The way in which the coffee is served plays an important role too. Tunisian traditions and customs assert that an individual be seated while drinking. The idea of a ‘to-go’ coffee simply does not register. Coffee is a morning wird (litany), a spiritual practice. By sitting and drinking slowly, taking your time with each sip, you are not only satisfying your caffeine intake, but also disciplining your soul. With each sip, the drinker recites the name of Allah. They remind themselves of their Creator, with whom they find solace. In Yemen, special prayers were written specifically for coffee, to bless the drink, the makers of the drink, and the Creator of the dunya and its fruits.
There is a distinctly Tunisian morning coffee-ritual that takes place daily after Fajr (pre-sunrise) prayers, that I had the privilege of participating in.

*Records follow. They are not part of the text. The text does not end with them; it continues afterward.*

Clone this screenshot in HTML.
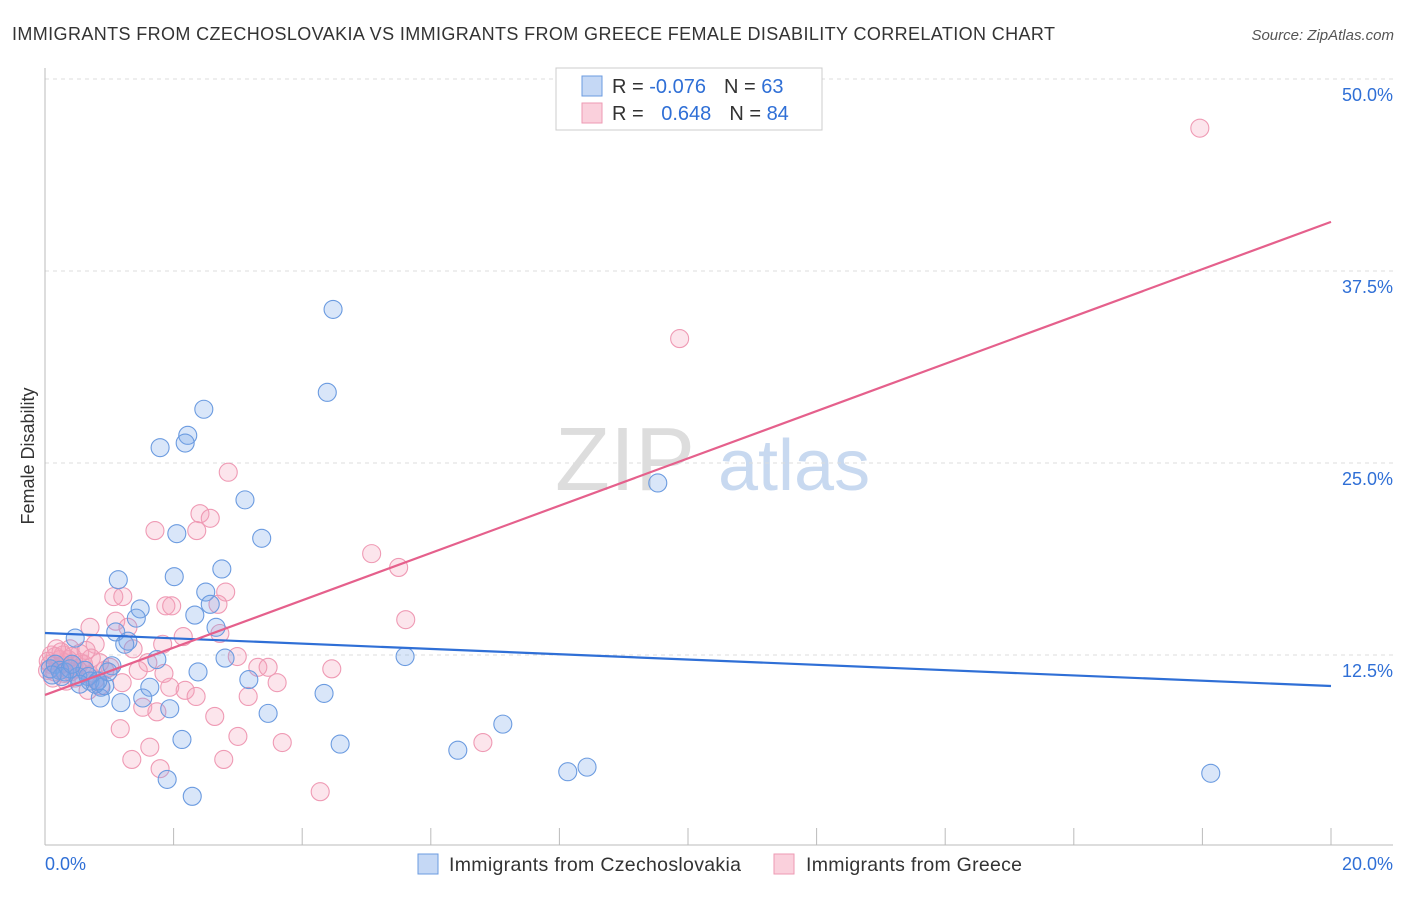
<!DOCTYPE html>
<html><head><meta charset="utf-8"><style>
body{margin:0;background:#fff;font-family:"Liberation Sans",sans-serif}
svg text{font-family:"Liberation Sans",sans-serif}
</style></head><body>
<svg id="chart" width="1406" height="892">
<text x="12" y="40" font-size="18" fill="#333" textLength="1043">IMMIGRANTS FROM CZECHOSLOVAKIA VS IMMIGRANTS FROM GREECE FEMALE DISABILITY CORRELATION CHART</text>
<text x="1394" y="40" font-size="15" fill="#555" font-style="italic" text-anchor="end">Source: ZipAtlas.com</text>
<text x="34" y="456" font-size="18" fill="#333" text-anchor="middle" transform="rotate(-90 34 456)">Female Disability</text>
<g><text x="555" y="490" font-size="90" fill="#ddd" font-family="Liberation Serif">ZIP</text><text x="718" y="490" font-size="72" fill="#c8d9f0">atlas</text></g>
<g id="grid"></g><g id="axes"></g><g id="pts"></g><g id="lines"></g>
<g>
<rect x="556" y="68" width="266" height="62" fill="#fff" stroke="#ccc"/>
<rect x="582" y="76" width="20" height="20" fill="#c5d8f5" stroke="#6b9be0"/>
<rect x="582" y="103" width="20" height="20" fill="#fad0dc" stroke="#ee9ab3"/>
<text x="612" y="93" font-size="20" fill="#333">R = <tspan fill="#2f6fd6">-0.076</tspan><tspan dx="18">N = </tspan><tspan fill="#2f6fd6">63</tspan></text>
<text x="612" y="120" font-size="20" fill="#333">R = <tspan dx="12" fill="#2f6fd6">0.648</tspan><tspan dx="18">N = </tspan><tspan fill="#2f6fd6">84</tspan></text>
</g>
<g>
<rect x="418" y="854" width="20" height="20" fill="#c5d8f5" stroke="#6b9be0"/>
<text x="449" y="871" font-size="19.5" fill="#333" textLength="292">Immigrants from Czechoslovakia</text>
<rect x="774" y="854" width="20" height="20" fill="#fad0dc" stroke="#ee9ab3"/>
<text x="806" y="871" font-size="19.5" fill="#333" textLength="216">Immigrants from Greece</text>
</g>
</svg>
<script>
const yTicks=[12.5,25,37.5,50];
const yTickLabels=["12.5%","25.0%","37.5%","50.0%"];
const xTicks=[0,2,4,6,8,10,12,14,16,18,20];
const xEndLabels=["0.0%","20.0%"];
const blueX=[4.48,4.39,2.47,2.22,2.18,1.79,9.53,3.11,2.05,3.37,2.75,1.14,2.01,2.50,2.57,1.48,2.33,1.42,1.10,2.66,0.47,1.29,1.24,1.74,1.04,2.80,5.60,2.38,3.17,1.63,0.87,4.34,0.86,1.18,1.52,3.47,1.94,7.12,2.13,4.59,6.42,8.13,8.43,1.90,2.29,18.13,0.08,0.16,0.23,0.31,0.39,0.51,0.62,0.70,0.78,0.93,0.98,0.67,0.26,0.42,0.54,0.11,0.82];
const blueY=[35.0,29.6,28.5,26.8,26.3,26.0,23.7,22.6,20.4,20.1,18.1,17.4,17.6,16.6,15.8,15.5,15.1,14.9,14.0,14.3,13.6,13.4,13.2,12.2,11.8,12.3,12.4,11.4,10.9,10.4,10.4,10.0,9.7,9.4,9.7,8.7,9.0,8.0,7.0,6.7,6.3,4.9,5.2,4.4,3.3,4.8,11.6,11.9,11.5,11.4,11.6,11.1,11.5,10.8,10.6,10.5,11.4,11.1,11.1,11.9,10.6,11.2,10.8];
const pinkX=[17.96,9.87,2.85,2.41,2.57,1.71,2.36,5.08,5.50,2.81,1.07,1.21,1.88,1.97,2.69,5.61,1.10,1.29,0.70,2.15,2.72,1.83,0.78,1.37,2.99,1.60,3.31,3.47,4.46,1.45,1.01,1.85,3.61,1.20,2.18,1.94,2.35,3.16,1.52,1.74,2.64,1.17,3.00,1.63,3.69,1.35,1.79,2.78,6.81,4.28,0.39,0.54,0.23,0.62,0.78,0.93,0.16,0.31,0.47,0.67,0.86,0.08,0.2,0.36,0.1,0.45,0.3,0.55,0.15,0.05,0.25,0.6,0.72,0.4,0.12,0.33,0.5,0.28,0.7,0.85,0.18,0.04,0.64,0.42];
const pinkY=[46.8,33.1,24.4,21.7,21.4,20.6,20.6,19.1,18.2,16.6,16.3,16.3,15.7,15.7,15.8,14.8,14.7,14.3,14.3,13.7,13.9,13.2,13.2,12.9,12.4,12.0,11.7,11.7,11.6,11.5,11.7,11.3,10.7,10.7,10.2,10.4,9.8,9.8,9.1,8.8,8.5,7.7,7.2,6.5,6.8,5.7,5.1,5.7,6.8,3.6,12.9,12.6,12.2,11.5,10.9,11.5,12.4,12.0,11.0,10.2,10.5,11.9,11.7,12.2,12.5,11.8,11.3,12.0,11.4,12.1,12.7,11.9,12.3,11.4,11.0,10.8,11.6,12.5,11.2,12.0,12.9,11.5,12.8,12.4];
const blueTrend=[13.93,10.48];
const pinkTrend=[9.9,40.7];
const NS='http://www.w3.org/2000/svg';
const X=v=>45+v/20*1286, Y=v=>847-v/50*768;
function mk(t,a,p){const e=document.createElementNS(NS,t);for(const k in a)e.setAttribute(k,a[k]);p.appendChild(e);return e;}
const grid=document.getElementById('grid'),axes=document.getElementById('axes'),pts=document.getElementById('pts'),lines=document.getElementById('lines');
yTicks.forEach((t,i)=>{
 const l=mk('line',{x1:45,x2:1393,y1:Y(t),y2:Y(t),stroke:'#ddd','stroke-dasharray':'4,4'},grid);
 
 
 const tx=mk('text',{x:1393,y:Y(t)+22,'text-anchor':'end','font-size':18,fill:'#2f6fd6'},axes);
 tx.textContent=yTickLabels[i];
 
 
});
mk('line',{x1:45,x2:45,y1:68,y2:845,stroke:'#bbb'},axes);
mk('line',{x1:45,x2:1393,y1:845,y2:845,stroke:'#bbb'},axes);
xTicks.forEach(t=>{const l=mk('line',{x1:X(t),x2:X(t),y1:828,y2:845,stroke:'#bbb'},axes);
 
 });
const a=mk('text',{x:45,y:870,'font-size':18,fill:'#2f6fd6'},axes);a.textContent=xEndLabels[0];


const b=mk('text',{x:1393,y:870,'font-size':18,fill:'#2f6fd6','text-anchor':'end'},axes);b.textContent=xEndLabels[1];


pinkX.forEach((v,i)=>{const c=mk('circle',{cx:X(v),cy:Y(pinkY[i]),r:9,fill:'rgba(244,160,186,0.28)',stroke:'#ef9ab4','stroke-width':1.1},pts);
 
 });
blueX.forEach((v,i)=>{const c=mk('circle',{cx:X(v),cy:Y(blueY[i]),r:9,fill:'rgba(120,165,235,0.28)',stroke:'#6b9be0','stroke-width':1.1},pts);
 
 });
const bl=mk('line',{x1:X(0),x2:X(20),y1:Y(blueTrend[0]),y2:Y(blueTrend[1]),stroke:'#2f6fd6','stroke-width':2.2},lines);


const pl=mk('line',{x1:X(0),x2:X(20),y1:Y(pinkTrend[0]),y2:Y(pinkTrend[1]),stroke:'#e5608c','stroke-width':2.2},lines);


</script>
</body></html>
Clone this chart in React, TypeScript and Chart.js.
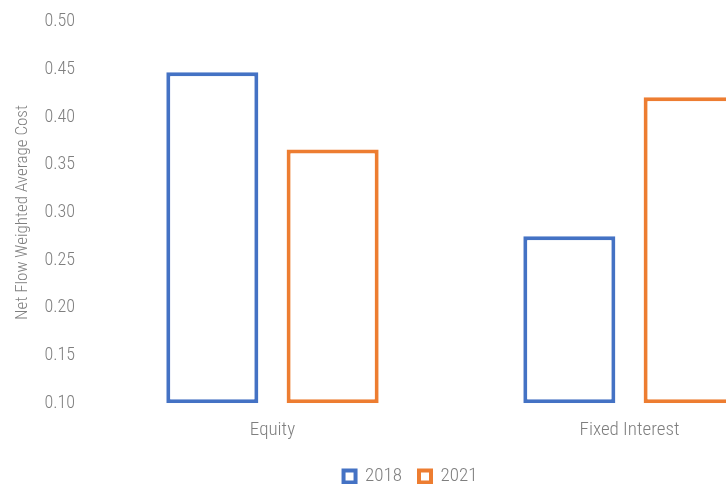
import React, { useEffect, useRef } from "react";
import { Chart, registerables } from "chart.js";

Chart.register(...registerables);

const categories = ["Equity", "Fixed Interest"];
const series2018 = [0.447, 0.275];
const series2021 = [0.366, 0.421];
const seriesLabels = ["2018", "2021"];

const FONT = "'Roboto Condensed', Roboto, sans-serif";
const GREY = "#7f7f7f";

const W = 820;
const H = 496;

export default function App() {
  const ref = useRef<HTMLCanvasElement | null>(null);
  useEffect(() => {
    const ctx = ref.current!;
    const chart = new Chart(ctx, {
      type: "bar",
      data: {
        labels: categories,
        datasets: [
          {
            label: seriesLabels[0],
            data: series2018,
            base: 0.1,
            backgroundColor: "#ffffff",
            borderColor: "#4472c4",
            borderWidth: 4,
            borderSkipped: false,
          },
          {
            label: seriesLabels[1],
            data: series2021,
            base: 0.1,
            backgroundColor: "#ffffff",
            borderColor: "#ed7d31",
            borderWidth: 4,
            borderSkipped: false,
          },
        ],
      },
      options: {
        animation: false,
        responsive: false,
        maintainAspectRatio: false,
        layout: { padding: { top: 21, right: 12, left: 13, bottom: 0 } },
        datasets: { bar: { categoryPercentage: 0.674, barPercentage: 0.765 } },
        scales: {
          x: {
            grid: { display: false },
            border: { display: false },
            ticks: { color: GREY, font: { family: FONT, size: 19, weight: "300" }, padding: 8 },
          },
          y: {
            min: 0.1,
            max: 0.5,
            grid: { display: false },
            border: { display: false },
            ticks: {
              stepSize: 0.05,
              color: GREY,
              font: { family: FONT, size: 18, weight: "300" },
              padding: 11,
              callback: (v: any) => Number(v).toFixed(2),
            },
            title: {
              display: true,
              text: "Net Flow Weighted Average Cost",
              color: GREY,
              font: { family: FONT, size: 17, weight: "300" },
              padding: { top: 0, bottom: 0 },
            },
          },
        },
        plugins: {
          legend: {
            position: "bottom",
            labels: {
              color: GREY,
              font: { family: FONT, size: 19, weight: "300" },
              boxWidth: 12,
              boxHeight: 12,
              padding: 17,
            },
          },
          tooltip: { enabled: false },
        },
      },
    });
    return () => chart.destroy();
  }, []);
  return (
    <div style={{ position: "fixed", left: 0, top: 0, width: 726, height: 484, overflow: "hidden", background: "#fff" }}>
      <canvas ref={ref} width={W} height={H} style={{ width: W, height: H, display: "block" }} />
    </div>
  );
}
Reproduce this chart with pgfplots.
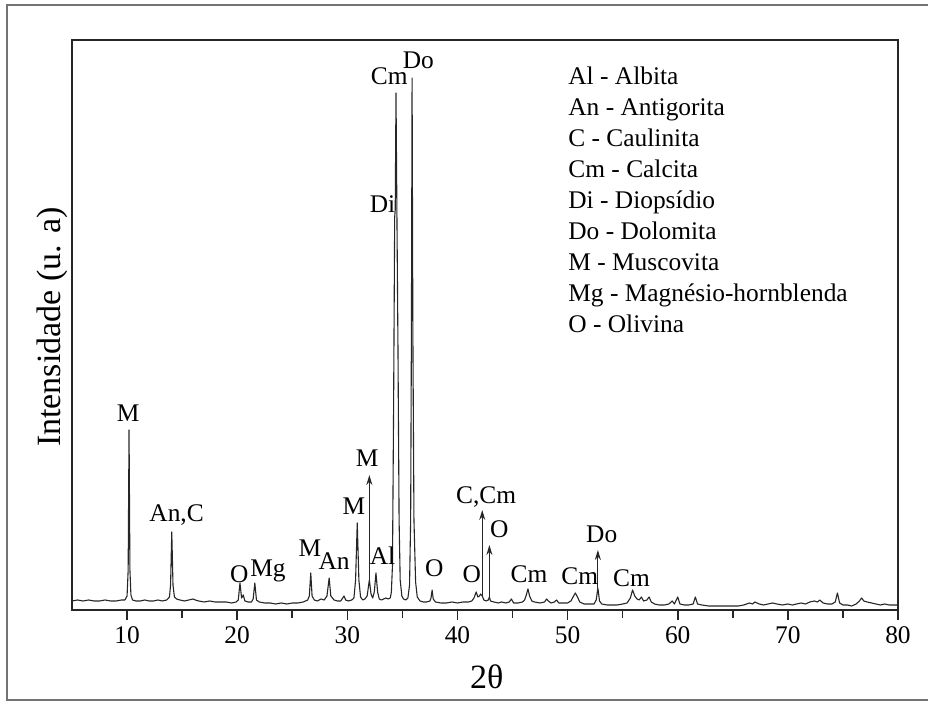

Worshippers emerge from the mosque in droves, only to enter the café next door, rather than the comfort of their warm beds. They open a newspaper, sit with a group of friends and nurture their communal relations through Turkish coffee and croissants. Sitting in that café early in the morning, I understood something. The drink itself does not matter per se, but the environment and intentions behind the gathering do.
This is perhaps where the biggest difference with the ‘coffee-chain culture’ back-home in the US can be felt. While hipster-coffee roasters are focused on drink temperatures and the ‘exotic’ places the coffee has come from, and others simply get theirs ‘to-go’ on the way to work, the importance of the socialising aspect of drinking coffee, the strengthening of communal ties, is lost.
In Tunisia, drinking coffee is taken seriously- it is a heritage and tradition that is passed from generation to generation. It is historically dignified, speaking on your tongue the language of its ancestors. Your heart must be open in order to understand. So sit, contemplate, remember your Creator, and gather your loved ones to enjoy the ‘nectar of the poets’. May God’s Light and Mercy grace our hearts to further love our traditions and connections to Him.